And by “high” I mean on some pretty powerful painkillers. That was illustrated for us by Emma Thompson at the Golden Globes.
And she’s not the only one (really only kind of) rebelling against high heels.
There were a lot of stories about it, and I don’t doubt that you saw them. Emma Thompson came on-stage to present an award, but she came barefoot and wearing her foot-killers. She then remarked that the oh-so-stylish (to those who seem to care about such things) red soles were really painted with her blood, from wearing the things.
You can see a bit more at Emma Thompson Throwing Her Shoes At The Golden Globes Was The Best Thing Ever.
That article also has an animated gif showing her running down the red carpet, because there’s no way to move quickly with such things. (And they really weren’t all that extreme, as high heels go.)
The funny thing is that this article followed just on the heels (heh, get it?) of another HuffPo article, It’s OK To Hate Wearing High Heels (Just Take It From These Famous Women). That article lists a bunch of famous women who hate high heels and say they hate high heels. Among them, Emma Thompson, model Cara Delevingne, Amy Poehler, and Elizabeth Olsen.
That article has Emma Thompson saying:
why do we wear them? They’re so painful. And pointless, really. You know, I really would like to urge everyone to stop it. Just stop it. Don’t wear them anymore.
Yet she didn’t take her advice, showing up at the red carpet wearing them again.
I could almost sympathize.
They are being subjected to the same peer pressure that everybody is just to wear shoes, and unless you are a barefooter, you really don’t do much about. You hear regular shoe-wearers complaining about just regular shoes hurting their feet, and how relieved they are to get them off, but they too just keep putting them back on and succumbing to peer pressure.
Note also a bit of classism here. Britney Spears goes barefoot—she’s white trash. Emma Thompson does it, it’s “the best thing ever.”
Juxtapose that with this article from over a year ago in the London Daily Mail: Not tonight dear, your feet are disgusting: Untamed toes are the biggest turn off for women. It notes that 2/5 of women find feet the most unattractive part of a man’s body. (Men, too, are susceptible to peer pressure, and their shoes also have all sorts of negative effects on their feet.)
But the article also notes that 2/3 of women are embarrassed by their feet (and 1/5 won’t go barefoot because their feet look so ugly—again, that’s shoe-wearing).
And of course the article contains the usual crap selling what is really an unrelated product.
The article correctly notes:
Skyscraper stilettos can cause ingrown toenails, unsightly blisters, corns and even shorten muscles in the calves and damage posture.
It’s not just stilettos, or even heels, but shoes.
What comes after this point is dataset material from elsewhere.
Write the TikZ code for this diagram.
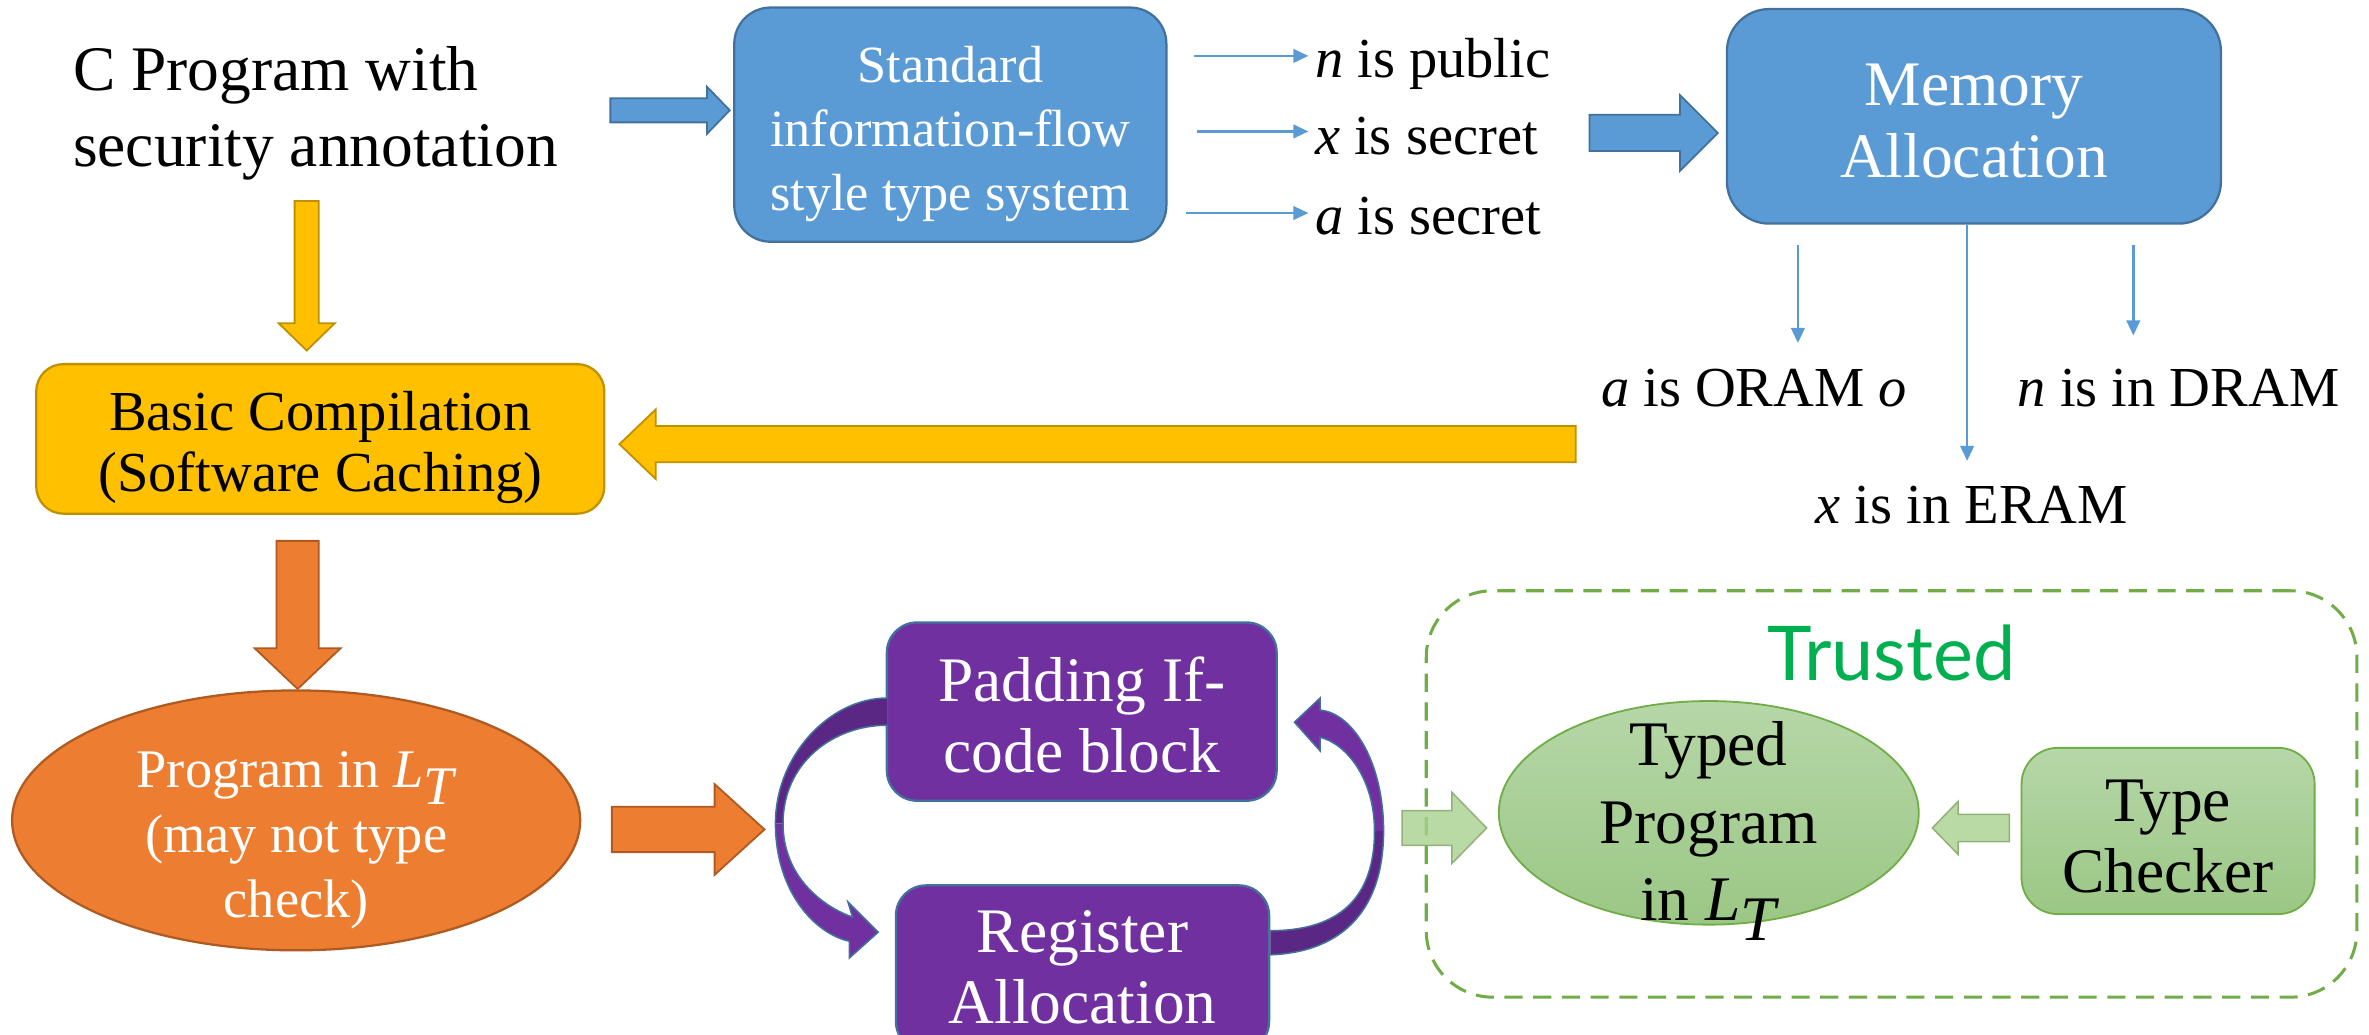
\documentclass[tikz,border=0pt]{standalone}
\usepackage{fontspec}
\setmainfont{Liberation Serif}
\newfontfamily\trustfont{Lato}
\usetikzlibrary{calc,arrows.meta,shapes.geometric}

\definecolor{blueF}{HTML}{5B9BD5}
\definecolor{blueB}{HTML}{41719C}
\definecolor{yelF}{HTML}{FFC000}
\definecolor{yelB}{HTML}{BF9000}
\definecolor{orgF}{HTML}{ED7D31}
\definecolor{orgB}{HTML}{AE5A21}
\definecolor{purF}{HTML}{7030A0}
\definecolor{purD}{HTML}{5A2784}
\definecolor{purB}{HTML}{41719C}
\definecolor{grnTop}{HTML}{B6D7A8}
\definecolor{grnBot}{HTML}{9BC785}
\definecolor{grnB}{HTML}{70AD47}
\definecolor{grnArr}{HTML}{A9D18E}
\definecolor{trustG}{HTML}{00B050}

\newcommand\fs[2]{\fontsize{#1pt}{#2pt}\selectfont}
\newcommand\mv[1]{\textit{#1}}
\newcommand\LT{\textit{L}$_{\textit{T}}$}

% block arrow: style, tail, tip, half shaft width, half head width, head length
\newcommand\blockarrow[6]{%
  \coordinate (bbase) at ($(#3)!#6!(#2)$);
  \path[#1] ($(#2)!#4!90:(#3)$) -- ($(bbase)!#4!90:(#3)$) -- ($(bbase)!#5!90:(#3)$)
    -- (#3) -- ($(bbase)!#5!-90:(#3)$) -- ($(bbase)!#4!-90:(#3)$)
    -- ($(#2)!#4!-90:(#3)$) -- cycle;
}

\begin{document}
\begin{tikzpicture}[x=0.5pt,y=-0.5pt,
  bluebox/.style={rectangle, fill=blueF, draw=blueB, line width=0.75pt, inner sep=0pt},
  yelbox/.style={rectangle, fill=yelF, draw=yelB, line width=0.75pt, inner sep=0pt, rounded corners=9pt},
  purbox/.style={rectangle, fill=purF, draw=purB, line width=0.75pt, inner sep=0pt, rounded corners=10pt},
  grnbox/.style={rectangle, top color=grnTop, bottom color=grnBot, draw=grnB, line width=0.6pt, inner sep=0pt, rounded corners=12pt},
  boxtext/.style={align=center, inner sep=0pt},
  lbl/.style={inner sep=2pt, font=\fs{18.7}{22}},
  smallarrow/.style={draw=blueF, line width=0.8pt, -{Triangle[length=5pt,width=4.5pt]}},
  bluearr/.style={fill=blueF, draw=blueB, line width=0.6pt},
  yelarr/.style={fill=yelF, draw=yelB, line width=0.6pt},
  orgarr/.style={fill=orgF, draw=orgB, line width=0.6pt},
  grnarr/.style={fill=grnArr, fill opacity=0.8, draw=grnArr!85!black, line width=0.5pt},
  curvedge/.style={draw=purB, line width=0.5pt}
]
\useasboundingbox (0,0) rectangle (1568,685);
\clip (0,0) rectangle (1568,685);

% ---- source program and type system ----
\node[anchor=west, align=left, inner sep=0pt, font=\fs{21}{25}] (cprog) at (48,75) {C Program with\\security annotation};
\node[bluebox, minimum width=143pt, minimum height=77.5pt, rounded corners=12pt] (tsys) at (629,82.5) {};
\node[boxtext, text=white, font=\fs{17.3}{21.2}] (tsystxt) at (629,88.5) {Standard\\information-flow\\style type system};

\node[lbl, anchor=west] (npub) at (866,42) {\mv{n} is public};
\node[lbl, anchor=west] (xsec) at (866,90) {\mv{x} is secret};
\node[lbl, anchor=west] (asec) at (866,143) {\mv{a} is secret};

\coordinate (n0) at (790,37);
\coordinate (x0) at (792,87);
\coordinate (a0) at (785,141);
\draw[smallarrow] (n0) -- (n0 -| npub.west);
\draw[smallarrow] (x0) -- (x0 -| xsec.west);
\draw[smallarrow] (a0) -- (a0 -| asec.west);

% ---- memory allocation ----
\node[bluebox, minimum width=163.5pt, minimum height=71pt, rounded corners=14pt] (mem) at (1306.5,77) {};
\node[boxtext, text=white, font=\fs{21}{24}] (memtxt) at (1306.5,80) {Memory\\Allocation};
\node[lbl] (aoram) at (1161,257) {\mv{a} is ORAM \mv{o}};
\node[lbl] (ndram) at (1442,257) {\mv{n} is in DRAM};
\node[lbl] (xeram) at (1305,334) {\mv{x} is in ERAM};

\coordinate (ma0) at (1190,162);
\coordinate (mn0) at (1412,162);
\coordinate (mx0) at (mem.south -| 1302,0);
\draw[smallarrow, shorten >=6.5pt] (ma0) -- (ma0 |- aoram.north);
\draw[smallarrow, shorten >=9pt] (mn0) -- (mn0 |- ndram.north);
\draw[smallarrow, shorten >=6pt] (mx0) -- (mx0 |- xeram.north);

% ---- basic compilation ----
\node[yelbox, minimum width=188pt, minimum height=49.5pt] (basic) at (212,290.5) {};
\node[boxtext, font=\fs{18.7}{20.2}] (basictxt) at (212,296) {Basic Compilation\\(Software Caching)};

% ---- program in L_T ----
\node[ellipse, fill=orgF, draw=orgB, line width=0.75pt, minimum width=188pt, minimum height=86pt, inner sep=0pt] (prog) at (196,543) {};
\node[boxtext, text=white, font=\fs{18}{21.5}] (progtxt) at (196,556) {Program in \LT\\(may not type\\check)};

% ---- padding / register allocation loop ----
\node[purbox, minimum width=129pt, minimum height=59pt] (pad) at (716,471) {};
\node[boxtext, text=white, font=\fs{21}{23.5}] (padtxt) at (716,473) {Padding If-\\code block};
\node[purbox, minimum width=123.5pt, minimum height=55pt] (reg) at (716.5,641) {};
\node[boxtext, text=white, font=\fs{21}{23.5}] (regtxt) at (716.5,640) {Register\\Allocation};

\begin{scope}[shift={(pad.west)}]
  \fill[purF] (-73,74) .. controls (-73,119) and (-47,147) .. (-24,152) -- (-24,163) -- (-5,146)
     -- (-25,126) -- (-22,136) .. controls (-42,129) and (-68,109) .. (-68,74) -- cycle;
  \fill[purD] (1,-9) .. controls (-37,-9) and (-73,29) .. (-73,74) -- (-68,74)
     .. controls (-68,34) and (-35,9) .. (1,9) -- cycle;
  \path[curvedge] (1,-9) .. controls (-37,-9) and (-73,29) .. (-73,74)
     .. controls (-73,119) and (-47,147) .. (-24,152) -- (-24,163) -- (-5,146)
     -- (-25,126) -- (-22,136) .. controls (-42,129) and (-68,109) .. (-68,74)
     .. controls (-68,34) and (-35,9) .. (1,9);
\end{scope}

\begin{scope}[shift={(reg.east)}]
  \fill[purF] (75,-91) .. controls (75,-136) and (55,-169) .. (33,-171) -- (33,-179) -- (16,-163)
     -- (33,-144) -- (33,-153) .. controls (50,-149) and (69,-126) .. (69,-91) -- cycle;
  \fill[purD] (0,-9) .. controls (50,-11) and (75,-41) .. (75,-91) -- (69,-91)
     .. controls (69,-46) and (45,-25) .. (0,-25) -- cycle;
  \path[curvedge] (0,-9) .. controls (50,-11) and (75,-41) .. (75,-91)
     .. controls (75,-136) and (55,-169) .. (33,-171) -- (33,-179) -- (16,-163)
     -- (33,-144) -- (33,-153) .. controls (50,-149) and (69,-126) .. (69,-91)
     .. controls (69,-46) and (45,-25) .. (0,-25);
\end{scope}

% ---- trusted part ----
\node[rectangle, draw=grnB, line width=1pt, dash pattern=on 6pt off 3.5pt, rounded corners=22pt, minimum width=308pt, minimum height=134.5pt] (trust) at (1252,525.5) {};
\node[text=trustG, font=\trustfont\fontsize{25pt}{28pt}\selectfont] (trustlbl) at (1252,432) {Trusted};

\node[ellipse, top color=grnTop, bottom color=grnBot, draw=grnB, line width=0.6pt, minimum width=139pt, minimum height=74pt, inner sep=0pt] (typed) at (1131,538) {};
\node[boxtext, font=\fs{21}{25.5}] (typedtxt) at (1131,550) {Typed\\Program\\in \LT};
\node[grnbox, minimum width=97pt, minimum height=55pt] (tchk) at (1435,550) {};
\node[boxtext, font=\fs{21}{23.5}] (tchktxt) at (1435,554) {Type\\Checker};

% ---- block arrows ----
\coordinate (b1s) at (404,73);   \coordinate (b1e) at (483,73);
\coordinate (b2s) at (1052,88);  \coordinate (b2e) at (1137,88);
\coordinate (y1s) at (203,133);  \coordinate (y1e) at (203,232);
\coordinate (y2s) at (1043,294); \coordinate (y2e) at (410,294);
\coordinate (o1s) at (197,358);  \coordinate (o1e) at (197,456);
\coordinate (o2s) at (405,549);  \coordinate (o2e) at (506,549);
\coordinate (g1s) at (928,548);  \coordinate (g1e) at (984,548);
\coordinate (g2s) at (1330,548); \coordinate (g2e) at (1279,548);

\blockarrow{bluearr}{b1s}{b1e}{4pt}{7.75pt}{7.5pt}
\blockarrow{bluearr}{b2s}{b2e}{6pt}{12.5pt}{12.5pt}
\blockarrow{yelarr}{y1s}{y1e}{4pt}{9.25pt}{9pt}
\blockarrow{yelarr}{y2s}{y2e}{6pt}{11.5pt}{12pt}
\blockarrow{orgarr}{o1s}{o1e}{7pt}{14.25pt}{13.5pt}
\blockarrow{orgarr}{o2s}{o2e}{7.5pt}{15pt}{16.5pt}
\blockarrow{grnarr}{g1s}{g1e}{5.75pt}{11.75pt}{11.5pt}
\blockarrow{grnarr}{g2s}{g2e}{4.5pt}{8.75pt}{8.5pt}
\end{tikzpicture}
\end{document}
In general.
But the solution in the article?
The survey of 2,000 people was carried out by footcare brand Footner to mark the launch of their new exfoliating socks.
These causes the upper layer of hard foot skin to peel away removing any trace of hard skin build-up.
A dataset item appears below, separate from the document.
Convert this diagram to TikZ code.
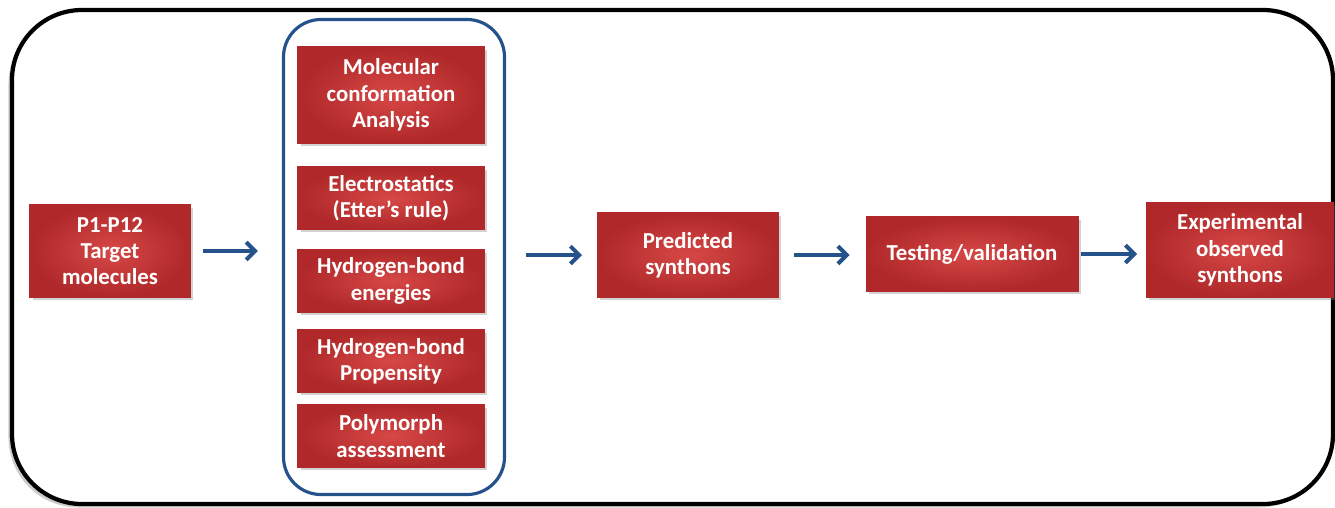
\documentclass[tikz,border=0pt]{standalone}
\usepackage{fontspec}
\setmainfont{Carlito}
\usepackage{tikz}
\usetikzlibrary{arrows.meta, fit, positioning, shadows}
\definecolor{stepred}{RGB}{214, 72, 70}
\definecolor{stepdark}{RGB}{176, 40, 42}
\definecolor{flowblue}{RGB}{38, 82, 140}

\begin{document}
\begin{tikzpicture}[x=0.02cm, y=-0.02cm,
        stepbox/.style={draw=stepdark, line width=0.6pt, inner color=stepred,
                        outer color=stepdark, align=center, text=white,
                        font=\bfseries\fontsize{13}{15}\selectfont,
                        drop shadow={shadow xshift=1.5pt, shadow yshift=-1.5pt, opacity=0.35}},
        flow/.style={-{Straight Barb[length=5pt, width=10pt]}, flowblue, line width=2.3pt}]
    \useasboundingbox (0,0) rectangle (1335,507);
    % outer frame
    \draw[line width=2.4pt, rounded corners=1.4cm, fill=white,
          drop shadow={shadow xshift=-2pt, shadow yshift=-2pt, opacity=0.4}]
        (12,10) rectangle (1333,504);

    \node[stepbox, minimum width=3.2cm, minimum height=1.84cm] (target) at (110,251)
        {P1-P12\\Target\\molecules};

    % analysis steps
    \node[stepbox, minimum width=3.72cm, minimum height=1.92cm] (conf) at (391,95)
        {Molecular\\conformation\\Analysis};
    \node[stepbox, minimum width=3.72cm, minimum height=1.24cm] (elec) at (391,198)
        {Electrostatics\\(Etter’s rule)};
    \node[stepbox, minimum width=3.72cm, minimum height=1.24cm] (energy) at (391,281)
        {Hydrogen-bond\\energies};
    \node[stepbox, minimum width=3.72cm, minimum height=1.24cm] (propensity) at (391,361)
        {Hydrogen-bond\\Propensity};
    \node[stepbox, minimum width=3.72cm, minimum height=1.24cm] (poly) at (391,436)
        {Polymorph\\assessment};
    \node[draw=flowblue, line width=1.8pt, rounded corners=0.75cm, xshift=0.06cm,
          inner xsep=0.34cm, inner ysep=0.54cm, fit=(conf)(poly)] (methods) {};

    \node[stepbox, minimum width=3.62cm, minimum height=1.68cm] (predicted) at (688,255)
        {Predicted\\synthons};
    \node[stepbox, minimum width=4.24cm, minimum height=1.48cm] (testing) at (972,254)
        {Testing/validation};
    \node[stepbox, minimum width=3.74cm, minimum height=1.9cm] (observed) at (1240,250)
        {Experimental\\observed\\synthons};

    \draw[flow] ([xshift=0.24cm]target.east) -- ([xshift=-0.48cm]methods.west |- target.east);
    \draw[flow] ([xshift=0.4cm]methods.east |- predicted.west) -- ([xshift=-0.3cm]predicted.west);
    \draw[flow] ([xshift=0.3cm]predicted.east) -- ([xshift=-0.32cm]testing.west |- predicted.east);
    \draw[flow] ([xshift=0.04cm]testing.east) -- ([xshift=-0.18cm]observed.west |- testing.east);
\end{tikzpicture}
\end{document}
Yes, you read that right. Exfoliating socks. Despite misshapen toes, blisters, corns, and muscle damage, they’ve decided you need exfoliating sock, to remove hard skin (so you have a really hard time shedding the shoes and going barefoot).
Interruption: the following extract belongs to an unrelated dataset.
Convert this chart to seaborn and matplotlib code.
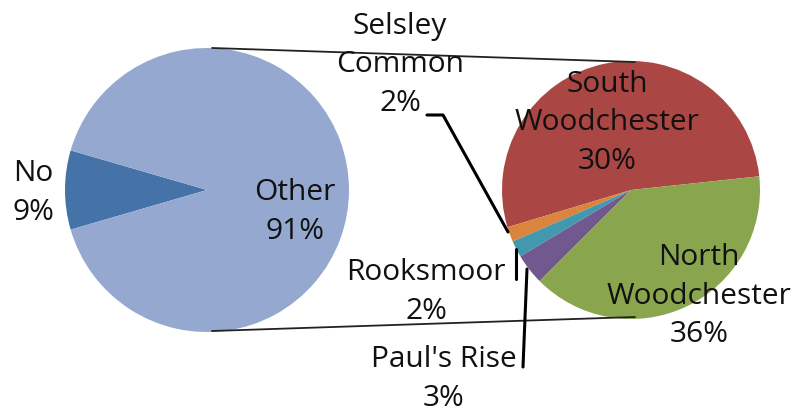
import matplotlib
matplotlib.use("Agg")
import matplotlib.pyplot as plt
import seaborn as sns

# left pie (share of all responses)
main_labels = ["No", "Other"]
main_pct = ["9%", "91%"]
main_values = [9, 91]
main_colors = ["#4572A7", "#95A9D0"]

# right pie: breakdown of "Other" (slice sizes as drawn)
sub_labels = ["South\nWoodchester", "Selsley\nCommon", "Rooksmoor", "Paul's Rise", "North\nWoodchester"]
sub_pct = ["30%", "2%", "2%", "3%", "36%"]
sub_values = [48.2, 1.7, 1.9, 3.5, 35.7]
sub_colors = ["#AA4643", "#DB843D", "#4198AF", "#71588F", "#89A54E"]

sns.set_theme(style="white")
plt.rcParams['font.family'] = ['Open Sans', 'DejaVu Sans']

W, H = 799, 414
fig = plt.figure(figsize=(W / 100, H / 100), dpi=100)
ax = fig.add_axes([0, 0, 1, 1])

def py(y):
    # pixel row (from top) to data y
    return H - y

ax.pie(main_values, colors=main_colors, startangle=163.8, counterclock=True,
       center=(207, py(191)), radius=142, frame=True,
       wedgeprops=dict(linewidth=0))
ax.pie(sub_values, colors=sub_colors, startangle=6.1, counterclock=True,
       center=(631, py(191)), radius=129, frame=True,
       wedgeprops=dict(linewidth=0))

# connector lines between the pies
ax.plot([212, 635], [py(49), py(63)], color="#222222", lw=1.3)
ax.plot([212, 635], [py(332), py(318)], color="#222222", lw=1.3)

# leader lines
ax.plot([427, 443, 508], [py(116), py(116), py(233)], color="black", lw=2.2)
ax.plot([516, 516], [py(250), py(280)], color="black", lw=2.2)
ax.plot([527, 523], [py(270), py(368)], color="black", lw=2.2)

fs = 21.5
txt = dict(ha="center", va="center", fontsize=fs, color="#111111", linespacing=1.42)
ax.text(33, py(193), main_labels[0] + "\n" + main_pct[0], **txt)
ax.text(295, py(212), main_labels[1] + "\n" + main_pct[1], **txt)
ax.text(607, py(123), sub_labels[0] + "\n" + sub_pct[0], **txt)
ax.text(400, py(65), sub_labels[1] + "\n" + sub_pct[1], **txt)
ax.text(426, py(292), sub_labels[2] + "\n" + sub_pct[2], **txt)
ax.text(444, py(379), sub_labels[3] + "\n" + sub_pct[3], **txt)
ax.text(699, py(296), sub_labels[4] + "\n" + sub_pct[4], **txt)

ax.set_xlim(0, W)
ax.set_ylim(0, H)
ax.set_aspect("equal")
ax.axis("off")

fig.savefig("out.png", dpi=100, facecolor="white")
The thing is, there’s really nothing wrong (or ugly) about hard skin. When it forms naturally on the bottom of the foot from going barefoot continuously, it blends right in and provides protection to the sole.
It would be nice if we saw more than lip-service to the pains of these actresses from wearing heels. But it ain’t gonna happen. It’s easier to talk the talk, than walk the walk. (Barefoot!)